Post-Holiday Flood of Nicas Vexes Costa Rica
Costa Rican consulate workers in Nicaragua could not answer press questions this week – they were too busy filing thousands of daily visa applications.
The number of would-be immigrants from Nicaragua inundating consulates in Chinandega, Managua and Rivas averages 5,000 a day, according to a report in Costa Rican daily La Nación.
What the report failed to mention, however, say migration experts, is that this is exactly what has occurred every Christmas and Easter in recent years.
So has the more than 55,000-strong exodus, according to newswire EFE, seen crossing Costa Rica’s northern border into Nicaragua over the holiday season.
“The problem with people lining up at the Costa Rican consulates in Nicaragua is not new,” said Daniel Redondo, who oversees legal affairs and human rights issues at the International Organization for Migration (IOM) in Costa Rica.
Nicaraguan press portrayed a different picture this week, with a headline in Wednesday’s daily El Nuevo Diario “Nicaraguans Suffer Hunger and Mistreatment in Costa Rica,” citing surprise detentions of longtime Nicaraguans here for lack of documentation among the abuses.
Redondo decried the news media’s continual focus on the negative aspects of Nicaraguan migration.
Both nations, he said, share a mutual need. “Costa Rican construction firms, for example, need these workers. In Nicaragua they need work,” said Redondo.
The problem, he said, is “regularization,” referring to legal work and residence permits. Redondo and the migration organization are carrying out a co-development project between Costa Rica and Nicaragua to provide legal entry for temporary Nicaraguan workers in agriculture, service industries and construction here, where labor is needed, as well as helping to facilitate visas.
“In many cases, Nicaraguans don’t have the necessary paperwork to emigrate, such as passports or even birth certificates,” Redondo said.
Meanwhile, as understaffed industries prepared for more incoming permit-carrying migrants, law enforcement officials continued last week to rid the country of undocumented Nicaraguans.
Police reported sending 1,700 undocumented Nicas back across the border in just two days.
Apparently, more Nicaraguans returned to Tico soil than had joined the holiday exodus back to their homeland.
Last Thursday and Friday, police detained hundreds of people who managed to enter the country illegally, slipping across borders at Peñas Blancas, Guanacaste, in Costa Rica’s northwestern corner, and Upala and Los Chiles, in the northern province of Alajuela.
In one operation Friday afternoon, police rounded up 52 undocumented Nica migrants and sent them by boat from Sarapiquí, a north-central canton, to Los Chiles, according to the Public Security Ministry.
Fernando Berrocal, the Costa Rican public security minister, was compelled to defend the arrests amid questions as to whether deporting manpower was in his country’s best interest.
“We are grateful for the contributions to Costa Rican development from our brothers and sisters of the neighboring nation to the north,” Berrocal told La Nación. “But all those who wish to come here to work should do so obeying the law.”

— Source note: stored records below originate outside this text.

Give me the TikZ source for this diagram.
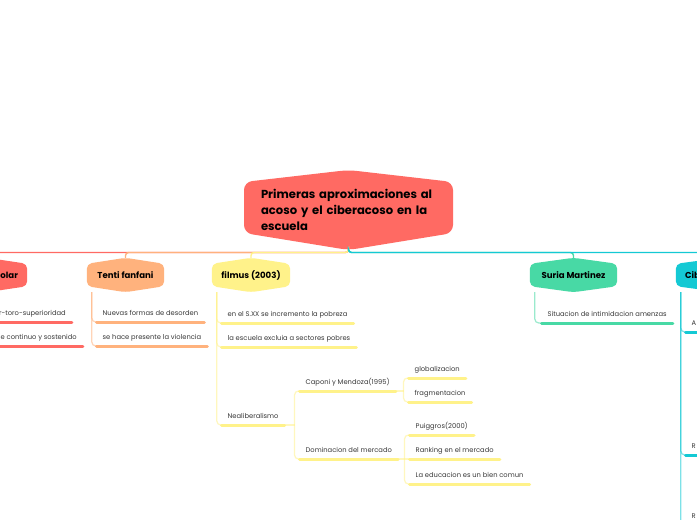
\documentclass[tikz,border=0pt]{standalone}
\usepackage{fontspec}
\setmainfont{Poppins}
\usetikzlibrary{backgrounds,calc}
\definecolor{cRed}{HTML}{FF6A63}
\definecolor{cOrange}{HTML}{FFB27D}
\definecolor{cYellow}{HTML}{FFF28A}
\definecolor{cGreen}{HTML}{48D9A5}
\definecolor{cCyan}{HTML}{14C9D4}
\newcommand\hexfillnode[5]{%
  \begin{scope}[on background layer]
    \fill[#2, rounded corners=#5] ([yshift=-#3]#1.north west) -- (#1.north) -- ([yshift=-#3]#1.north east) -- ([yshift=#4]#1.south east) -- (#1.south) -- ([yshift=#4]#1.south west) -- cycle;
  \end{scope}}
\begin{document}
\begin{tikzpicture}[x=1pt,y=-1pt,
  title/.style={font=\fontsize{8.6}{9}\selectfont\bfseries, text=black, inner sep=0pt, minimum height=34pt},
  leaf/.style={anchor=south west, inner xsep=6pt, inner ysep=0pt, text height=5pt, text depth=6pt, font=\fontsize{6.75}{7}\selectfont, text=black!78},
  mainline/.style={line width=1.4pt, rounded corners=3pt},
  subline/.style={line width=1.2pt, rounded corners=4pt, opacity=0.55},
  uline/.style={line width=3pt, line cap=round}]

\useasboundingbox (0,0) rectangle (697,520);
\begin{scope}[on background layer]
\fill[white] (0,0) rectangle (697,520);
\end{scope}
\clip (0,0) rectangle (697,520);

% root
\node[font=\fontsize{11.6}{16}\selectfont\bfseries, text width=181pt, align=left, inner xsep=17pt, inner ysep=0pt, minimum width=209pt, minimum height=80pt] (root) at (351.5,210) {Primeras aproximaciones al\\acoso y el ciberacoso en la\\escuela};

% main topics
\node[title, minimum width=80pt, text width=62pt, align=right, inner xsep=9pt] (acoso) at (-13,275) {olar};
\node[title, minimum width=77pt] (tenti) at (125.5,275) {Tenti fanfani};
\node[title, minimum width=78pt] (filmus) at (251,275) {filmus (2003)};
\node[title, minimum width=87pt] (suria) at (573.5,275) {Suria Martinez};
\node[title, minimum width=90pt, text width=72pt, align=left, inner xsep=9pt] (cib) at (721,275) {Cib};

\coordinate (rootbot) at (348.5,250);
\begin{scope}[on background layer]
\fill[cRed, rounded corners=8pt] (244,182) -- (348.5,170) -- (453,182) -- (453,233) -- (rootbot) -- (244,233) -- cycle;
\end{scope}
\hexfillnode{acoso}{cRed}{6pt}{6pt}{5pt}
\hexfillnode{tenti}{cOrange}{6pt}{6pt}{5pt}
\hexfillnode{filmus}{cYellow}{6pt}{6pt}{5pt}
\hexfillnode{suria}{cGreen}{6pt}{6pt}{5pt}
\hexfillnode{cib}{cCyan}{6pt}{6pt}{5pt}

% main connectors
\draw[mainline,cRed] (rootbot) -- ++(0,2.5) -| (acoso.north);
\draw[mainline,cOrange] (rootbot) -- ++(0,2.5) -| (tenti.north);
\draw[mainline,cYellow] (rootbot) -- ++(0,2.5) -| (filmus.north);
\draw[mainline,cGreen] (rootbot) -- ++(0,2.5) -| (suria.north);
\draw[mainline,cCyan] (rootbot) -- ++(0,2.5) -| (cib.north);

% leaves
\node[leaf] (toro) at (-7,322) {r-toro-superioridad};
\node[leaf] (cont) at (-5.5,346) {e continuo y sostenido};
\node[leaf] (nuevas) at (96.5,322) {Nuevas formas de desorden};
\node[leaf] (sehace) at (96.5,346) {se hace presente la violencia};
\node[leaf] (en) at (221.5,323) {en el S.XX se incremento la pobreza};
\node[leaf] (la) at (221.5,347) {la escuela excluia a sectores pobres};
\node[leaf] (neo) at (221.5,425) {Nealiberalismo};
\node[leaf] (caponi) at (299.5,391) {Caponi y Mendoza(1995)};
\node[leaf] (domin) at (299.5,459) {Dominacion del mercado};
\node[leaf] (glob) at (408.5,378) {globalizacion};
\node[leaf] (frag) at (408.5,402) {fragmentacion};
\node[leaf] (puig) at (409.5,435) {Puiggros(2000)};
\node[leaf] (rank) at (409.5,459) {Ranking en el mercado};
\node[leaf] (educ) at (409.5,484) {La educacion es un bien comun};
\node[leaf] (sit) at (541.5,323) {Situacion de intimidacion amenzas};
\node[leaf, text width=30pt, align=left] (ca) at (685.5,332) {A};
\node[leaf, text width=30pt, align=left] (cr1) at (685.5,455) {R};
\node[leaf, text width=30pt, align=left] (cr2) at (685.5,525) {R};

% sub connectors
\draw[subline,cRed] ([xshift=5pt]acoso.south west) |- (toro.south west);
\draw[subline,cRed] ([xshift=5pt]acoso.south west) |- (cont.south west);
\draw[subline,cOrange] ([xshift=5pt]tenti.south west) |- (nuevas.south west);
\draw[subline,cOrange] ([xshift=5pt]tenti.south west) |- (sehace.south west);
\draw[subline,cYellow] ([xshift=5pt]filmus.south west) |- (en.south west);
\draw[subline,cYellow] ([xshift=5pt]filmus.south west) |- (la.south west);
\draw[subline,cYellow] ([xshift=5pt]filmus.south west) |- (neo.south west);
\coordinate (neoj) at ($(caponi.south west |- neo.south east)+(-5,0)$);
\draw[subline,cYellow] (neo.south east) -- (neoj);
\draw[subline,cYellow] (caponi.south west) -| (neoj) |- (domin.south west);
\coordinate (capj) at ($(glob.south west |- caponi.south east)+(-5,0)$);
\draw[subline,cYellow] (caponi.south east) -- (capj);
\draw[subline,cYellow] (glob.south west) -| (capj) |- (frag.south west);
\coordinate (domj) at ($(puig.south west |- domin.south east)+(-5,0)$);
\draw[subline,cYellow] (domin.south east) -- (domj);
\draw[subline,cYellow] (puig.south west) -| (domj) |- (educ.south west);
\draw[subline,cYellow] (domj) -- (rank.south west);
\draw[subline,cGreen] ([xshift=5pt]suria.south west) |- (sit.south west);
\draw[subline,cCyan] ([xshift=5pt]cib.south west) |- (ca.south west);
\draw[subline,cCyan] ([xshift=5pt]cib.south west) |- (cr1.south west);
\draw[subline,cCyan] ([xshift=5pt]cib.south west) |- (cr2.south west);

% underlines
\foreach \n/\c in {toro/cRed, cont/cRed, nuevas/cOrange, sehace/cOrange, en/cYellow, la/cYellow, neo/cYellow, caponi/cYellow, domin/cYellow, glob/cYellow, frag/cYellow, puig/cYellow, rank/cYellow, educ/cYellow, sit/cGreen, ca/cCyan, cr1/cCyan, cr2/cCyan}
  \draw[uline,\c] (\n.south west) -- (\n.south east);
\end{tikzpicture}
\end{document}
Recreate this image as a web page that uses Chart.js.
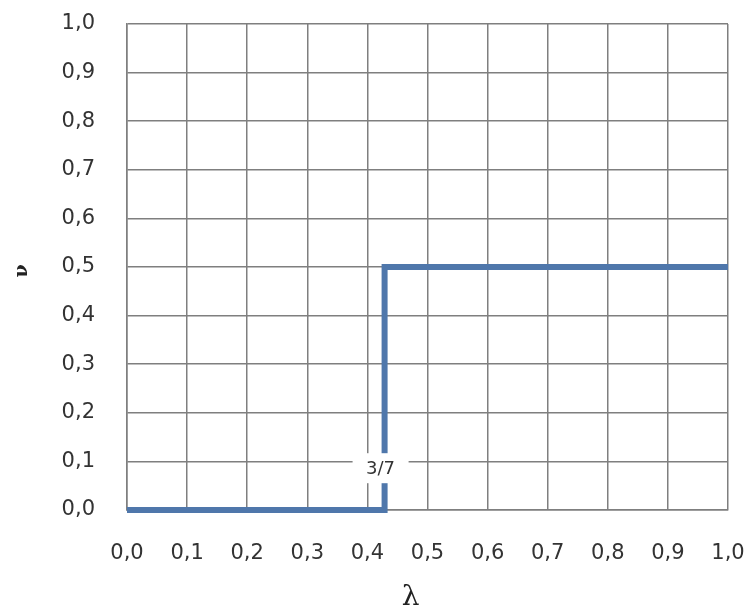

About 250,000 Nica migrants live in Costa Rica by law, according to Redondo. But the real figure of Nicas here, he added, is not known. “We don’t think it reaches 1 million,” he said, referring to a common figure tossed about by media and politicians alike.
“The media plays an important role, but it should focus less on the xenophobia and confrontation of the migration issue.”